### Set problem:
List each line in which the string "this" appears.

### Exercise material:
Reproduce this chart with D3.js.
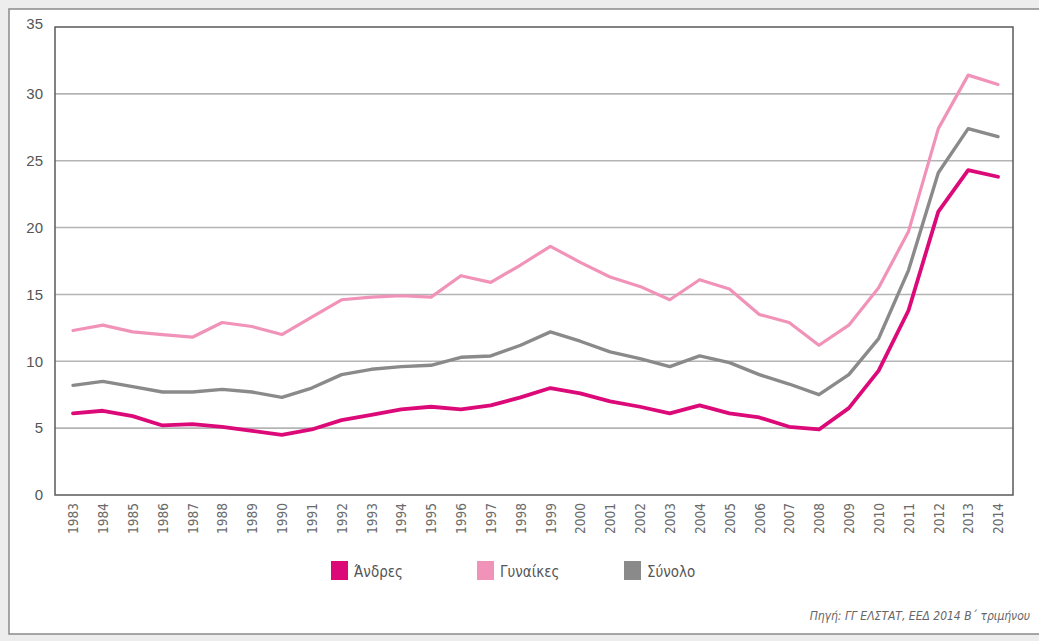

...

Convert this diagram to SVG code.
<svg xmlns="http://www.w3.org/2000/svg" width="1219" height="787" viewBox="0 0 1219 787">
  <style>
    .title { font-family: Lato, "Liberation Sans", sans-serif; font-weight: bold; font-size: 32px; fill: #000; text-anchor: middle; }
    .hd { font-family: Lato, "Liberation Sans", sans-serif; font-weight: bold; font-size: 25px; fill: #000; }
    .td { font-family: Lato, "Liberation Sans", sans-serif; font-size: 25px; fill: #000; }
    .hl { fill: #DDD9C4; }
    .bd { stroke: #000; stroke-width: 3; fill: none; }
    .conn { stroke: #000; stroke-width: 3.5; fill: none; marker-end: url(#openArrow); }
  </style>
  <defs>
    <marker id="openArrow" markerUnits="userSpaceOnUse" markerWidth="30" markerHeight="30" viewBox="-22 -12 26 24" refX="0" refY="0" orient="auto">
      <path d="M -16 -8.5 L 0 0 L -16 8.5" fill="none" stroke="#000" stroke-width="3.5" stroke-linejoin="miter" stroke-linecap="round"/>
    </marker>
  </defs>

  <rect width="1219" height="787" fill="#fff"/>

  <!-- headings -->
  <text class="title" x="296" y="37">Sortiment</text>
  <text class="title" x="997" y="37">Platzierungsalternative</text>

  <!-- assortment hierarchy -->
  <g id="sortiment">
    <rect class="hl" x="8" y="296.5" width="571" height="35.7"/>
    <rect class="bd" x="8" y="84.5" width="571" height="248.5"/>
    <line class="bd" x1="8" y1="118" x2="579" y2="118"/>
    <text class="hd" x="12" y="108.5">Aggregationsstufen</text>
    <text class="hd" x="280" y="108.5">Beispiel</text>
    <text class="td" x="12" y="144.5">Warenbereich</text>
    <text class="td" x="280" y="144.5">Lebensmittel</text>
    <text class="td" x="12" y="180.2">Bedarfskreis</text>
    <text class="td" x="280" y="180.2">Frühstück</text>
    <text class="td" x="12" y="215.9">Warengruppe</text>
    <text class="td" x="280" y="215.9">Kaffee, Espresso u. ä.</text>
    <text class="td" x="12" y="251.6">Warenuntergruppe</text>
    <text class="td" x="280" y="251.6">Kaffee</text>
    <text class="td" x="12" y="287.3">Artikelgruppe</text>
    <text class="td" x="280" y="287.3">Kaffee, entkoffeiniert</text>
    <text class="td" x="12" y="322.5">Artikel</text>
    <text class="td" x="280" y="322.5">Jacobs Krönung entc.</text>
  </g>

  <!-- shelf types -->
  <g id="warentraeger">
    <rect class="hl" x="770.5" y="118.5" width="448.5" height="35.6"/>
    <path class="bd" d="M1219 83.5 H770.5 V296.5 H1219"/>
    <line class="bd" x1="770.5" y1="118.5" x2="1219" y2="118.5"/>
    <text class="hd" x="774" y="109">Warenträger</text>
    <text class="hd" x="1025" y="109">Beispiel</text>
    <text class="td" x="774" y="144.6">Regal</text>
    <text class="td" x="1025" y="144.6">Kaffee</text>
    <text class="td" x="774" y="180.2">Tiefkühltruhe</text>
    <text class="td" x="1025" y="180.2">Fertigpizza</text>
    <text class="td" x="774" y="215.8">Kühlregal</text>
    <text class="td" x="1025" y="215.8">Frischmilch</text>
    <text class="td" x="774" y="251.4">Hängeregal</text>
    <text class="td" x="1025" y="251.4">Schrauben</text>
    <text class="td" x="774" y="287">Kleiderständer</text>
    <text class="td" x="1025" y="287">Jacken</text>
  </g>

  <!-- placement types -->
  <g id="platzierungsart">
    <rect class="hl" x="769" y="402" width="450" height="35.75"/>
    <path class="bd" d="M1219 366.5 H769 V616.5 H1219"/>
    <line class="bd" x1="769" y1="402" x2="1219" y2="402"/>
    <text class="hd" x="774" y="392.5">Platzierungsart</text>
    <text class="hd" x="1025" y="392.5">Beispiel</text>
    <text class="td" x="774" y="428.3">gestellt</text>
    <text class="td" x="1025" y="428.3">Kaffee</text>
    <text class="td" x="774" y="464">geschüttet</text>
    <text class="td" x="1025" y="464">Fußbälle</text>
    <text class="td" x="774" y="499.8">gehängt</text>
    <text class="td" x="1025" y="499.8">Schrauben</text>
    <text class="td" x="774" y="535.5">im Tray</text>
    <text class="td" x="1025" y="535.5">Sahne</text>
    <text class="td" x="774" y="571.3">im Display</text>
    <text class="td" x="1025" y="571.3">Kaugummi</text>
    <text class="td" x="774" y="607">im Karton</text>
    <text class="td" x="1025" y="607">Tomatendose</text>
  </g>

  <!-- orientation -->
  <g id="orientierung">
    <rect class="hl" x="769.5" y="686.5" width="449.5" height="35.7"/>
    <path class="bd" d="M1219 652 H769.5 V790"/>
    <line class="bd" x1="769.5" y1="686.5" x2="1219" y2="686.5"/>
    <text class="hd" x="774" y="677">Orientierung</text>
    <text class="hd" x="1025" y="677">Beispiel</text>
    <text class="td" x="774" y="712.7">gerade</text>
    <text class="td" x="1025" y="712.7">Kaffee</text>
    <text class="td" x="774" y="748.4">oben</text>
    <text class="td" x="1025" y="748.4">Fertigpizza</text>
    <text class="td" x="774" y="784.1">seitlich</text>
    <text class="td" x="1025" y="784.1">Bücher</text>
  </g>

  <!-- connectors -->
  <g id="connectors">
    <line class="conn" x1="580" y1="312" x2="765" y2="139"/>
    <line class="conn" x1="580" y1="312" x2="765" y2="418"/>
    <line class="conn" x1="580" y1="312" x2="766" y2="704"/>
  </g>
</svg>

### Exercise solution:
Reproduce this chart with D3.js.
Convert this diagram to SVG code.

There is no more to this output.